Work to complete —
Include the line containing "fb_err = [0.003, 0.005, 0.018, 0.032]" and all lines before it, repeated exactly from the listing below, without pictures.

Supplied data —
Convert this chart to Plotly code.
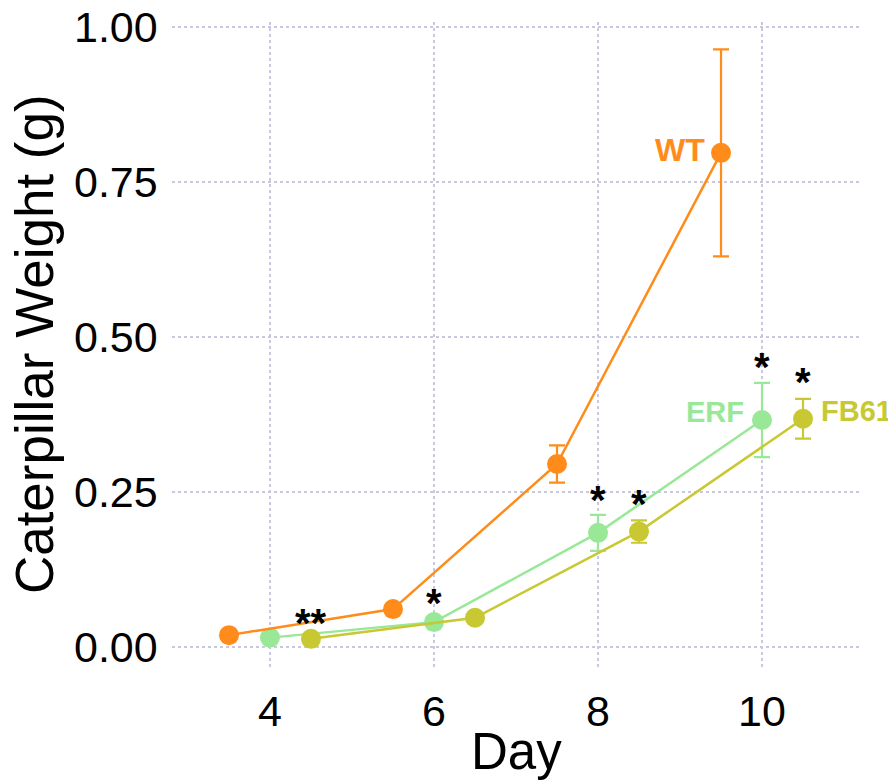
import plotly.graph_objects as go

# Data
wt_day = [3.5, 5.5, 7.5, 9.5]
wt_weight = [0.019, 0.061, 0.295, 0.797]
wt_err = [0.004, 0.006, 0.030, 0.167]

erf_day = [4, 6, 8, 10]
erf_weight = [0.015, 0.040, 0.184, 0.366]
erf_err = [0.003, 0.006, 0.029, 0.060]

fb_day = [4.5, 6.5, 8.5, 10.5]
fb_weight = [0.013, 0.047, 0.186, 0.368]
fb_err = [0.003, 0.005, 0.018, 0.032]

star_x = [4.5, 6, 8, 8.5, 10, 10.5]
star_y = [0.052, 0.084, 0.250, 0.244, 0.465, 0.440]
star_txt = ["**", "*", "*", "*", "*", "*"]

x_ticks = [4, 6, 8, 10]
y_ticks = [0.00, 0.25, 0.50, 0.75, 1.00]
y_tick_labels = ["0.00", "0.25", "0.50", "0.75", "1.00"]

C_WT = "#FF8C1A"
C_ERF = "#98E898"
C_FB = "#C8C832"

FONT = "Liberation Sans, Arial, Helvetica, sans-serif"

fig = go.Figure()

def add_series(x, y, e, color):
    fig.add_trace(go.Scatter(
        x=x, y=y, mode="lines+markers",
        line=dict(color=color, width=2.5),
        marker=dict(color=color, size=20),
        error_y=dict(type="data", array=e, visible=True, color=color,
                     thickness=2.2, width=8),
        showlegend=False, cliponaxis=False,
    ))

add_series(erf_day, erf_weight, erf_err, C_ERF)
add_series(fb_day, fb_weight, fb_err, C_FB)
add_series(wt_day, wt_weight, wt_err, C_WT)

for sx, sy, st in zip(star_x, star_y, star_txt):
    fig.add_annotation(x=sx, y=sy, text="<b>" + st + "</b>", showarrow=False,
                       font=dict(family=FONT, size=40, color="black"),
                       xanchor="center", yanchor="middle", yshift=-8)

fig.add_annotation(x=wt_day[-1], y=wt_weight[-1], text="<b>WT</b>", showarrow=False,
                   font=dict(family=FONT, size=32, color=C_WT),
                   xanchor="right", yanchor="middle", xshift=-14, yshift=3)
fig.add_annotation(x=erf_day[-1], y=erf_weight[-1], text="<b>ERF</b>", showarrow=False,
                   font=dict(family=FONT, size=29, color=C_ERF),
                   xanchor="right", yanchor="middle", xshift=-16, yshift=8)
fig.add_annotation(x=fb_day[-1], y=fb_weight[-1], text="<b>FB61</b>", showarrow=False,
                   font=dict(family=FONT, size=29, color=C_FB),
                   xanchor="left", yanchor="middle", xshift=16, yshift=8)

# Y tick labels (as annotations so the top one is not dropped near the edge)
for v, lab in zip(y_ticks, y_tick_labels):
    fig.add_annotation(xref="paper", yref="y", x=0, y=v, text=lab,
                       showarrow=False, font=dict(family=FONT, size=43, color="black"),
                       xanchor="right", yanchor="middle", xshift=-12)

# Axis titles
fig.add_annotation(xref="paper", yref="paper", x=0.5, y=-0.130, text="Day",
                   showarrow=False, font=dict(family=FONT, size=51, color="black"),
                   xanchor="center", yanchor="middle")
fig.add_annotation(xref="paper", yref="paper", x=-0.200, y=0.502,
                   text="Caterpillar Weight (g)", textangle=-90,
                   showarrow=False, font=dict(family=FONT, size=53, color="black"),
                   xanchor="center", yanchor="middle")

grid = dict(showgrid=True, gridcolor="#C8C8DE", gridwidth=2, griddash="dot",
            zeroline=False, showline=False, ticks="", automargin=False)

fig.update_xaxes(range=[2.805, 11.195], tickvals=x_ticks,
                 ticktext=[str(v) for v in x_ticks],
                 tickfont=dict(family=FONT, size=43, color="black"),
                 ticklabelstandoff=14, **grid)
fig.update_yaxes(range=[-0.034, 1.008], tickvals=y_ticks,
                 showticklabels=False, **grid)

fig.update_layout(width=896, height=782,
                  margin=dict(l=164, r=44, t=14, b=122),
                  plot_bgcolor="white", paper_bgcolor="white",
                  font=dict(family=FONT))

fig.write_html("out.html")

Reply to the exercise —
Convert this chart to Plotly code.
import plotly.graph_objects as go

# Data
wt_day = [3.5, 5.5, 7.5, 9.5]
wt_weight = [0.019, 0.061, 0.295, 0.797]
wt_err = [0.004, 0.006, 0.030, 0.167]

erf_day = [4, 6, 8, 10]
erf_weight = [0.015, 0.040, 0.184, 0.366]
erf_err = [0.003, 0.006, 0.029, 0.060]

fb_day = [4.5, 6.5, 8.5, 10.5]
fb_weight = [0.013, 0.047, 0.186, 0.368]
fb_err = [0.003, 0.005, 0.018, 0.032]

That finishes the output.